Monday, 15 June 2020

Merantau

Merantau

Almarhum Pak RT kampung kami, semasa mudanya bekerja di Roxy-Jembatan Lima. Pergi dari kampungnya Kalimanggis, merantau ke Jakarta, sekitar tahun 60an. Begitu pengakuannya suatu sore ngobrol di teras rumahnya, tiga tahun lalu.

Pengen cari pengalaman di kota Jakarta, bekalnya pendidikan sekolah dasar. Modal nekad saja yang penting bisa baca tulis hitung, demikian ceritanya.

Seingatnya awal kerja ikut pedagang Cina yang berjualan aneka buah Roxy, Jembatan Lima, lalu pindah ke gudang, lalu jaga malam toko. Kerja serabutan, apa saja diperintah bos dikerjakan. Bantu kenek ekspedisi, atur barang keluar masuk gudang. Belajar hitung tulis baca yang benar bukan dari sekolah, tapi dari bos.
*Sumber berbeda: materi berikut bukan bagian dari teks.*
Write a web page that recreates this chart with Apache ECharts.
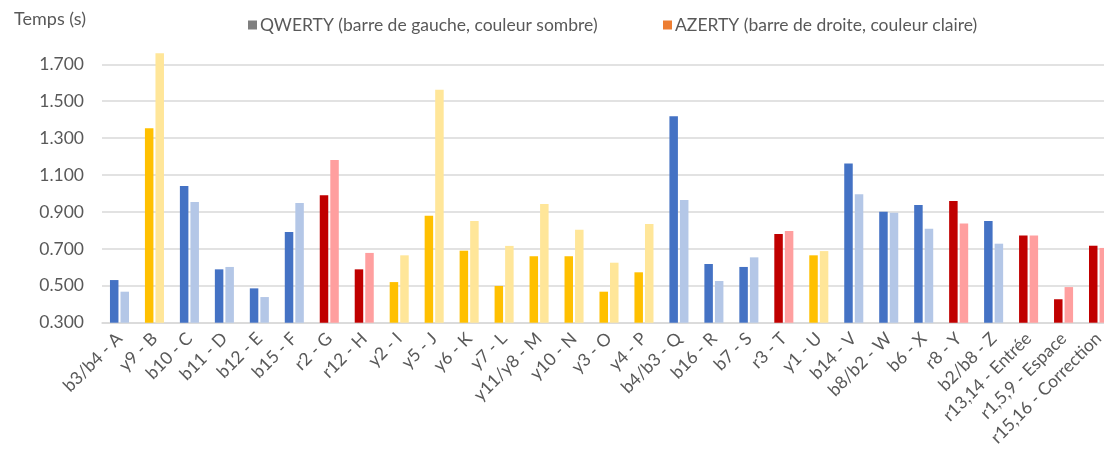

Belajar susun dan pilih barang. Yang bagus untuk jual, yang rusak kembalikan ke distributor, bersihkan gudang, toko, pabrik. Semua diajari bos.

Dekat tempat kerja, banyak pedagang kaki lima dengan gerobak diterangi lampu petromaks. Ada jual makanan, minuman, rokok, obat sakit kepala, permen sampai buku tulis.

Gerobak sinar petromaks juga sebagai tempat penyewaan- penjualan buku cerita. Ada Komik, novel sampai cerita silat cina dan jawa.

Menyediakan servis mesin jahit, perbaikan pipa, kran leding juga pakai gerobak. Kalau mau servis harus janjian, esok hari baru didatangi rumah yang butuh jasa itu.

Makan tidur di tempat kerja. Uang gajian disimpan, tabung sampai lebaran, buat pulang kampung setahun sekali. Waktu itu dia mengaku rumahnya di Cisalak, di belakang pasar.

"Bos hanya ancer ancer saja tempat kampung saya. Tidak tau pas nya di mana."

"Yang penting kerja baik jujur, dari mana asal tidak penting, begitu kata bos." kata Pak RT menambahkan.

Nonton sepakbola di stadion utama yang ditunggu tunggu. Untung bos juga hobi sepakbola, jadi biasa nonton bareng. Nonton kelas paling murah, bangku paling atas. Gudang tutup lebih awal. Yang dia ingat nonton Persija, PSMS, Persibaya dan PSM.

"waktu itu pertandingan sepakbola pesertanya kalo gak salah itu itu aja. Gantian saja yang menang, atau yang masuk final."

Menurut pak RT dia tidak sering nonton bola karena harus kerja. Isteri bos sering marah kalau keseringan nonton bola, sebab dia harus jaga. Katanya kerjaan jadi numpuk. Kecuali pergi malam hari, gudang toko sudah tutup, pekerja bebas.

Pernah nonton bulutangkis di gelanggang Youth Center di Grogol. Waktu itu masih ada Iie Sumirat, Christian Ade Tjandra, Tjuntjun Johan Wahyudi. Mereka latihan di Grogol.

"berita mereka akan latihan cepet tersebar." gedung itu cepet penuh, waktu itu ke sana naik sepeda, jalanan masih sepi, sebentar juga nyampe."
Ada bioskop di Roxy, tapi nggak pernah nonton. Temen kerja yang sering nonton pas selesai kerja.

"katanya kalo filem koboi karcis cepet habis, temen sering beli karcis lewat calo."

Pernah beberapa kali jalan jalan diajak bos naik mobil keliling Monas. Mobil bisa masuk sampai bawah tugu monas."

Parkir mobil di situ, keluar jalan keliling, beli sekoteng, duduk duduk, terus pulang. Enak di situ, santai udara sejuk.

"Kalau ke Mesteer (Jatinegara), Tenabang, Senen udah sering karena anter atau ambil barang."

"Jakarta waktu itu masih enak, nggak macet. Sekarang udah gak enak, macet, panas, orang berjubel." kata pak RT. Dia pernah sekali ke Jakarta diajak anaknya, terus kapok, nggak mau lagi.

Itu masa muda almarhum pak RT. Setelah dia menikah, punya empat orang anak dan beberapa cucu, tidak pernah lagi kembali bekerja di bos nya di Jembatan Lima-Roxy. Dia hampir tidak pernah meninggalkan kampungnya sampai akhir hayat.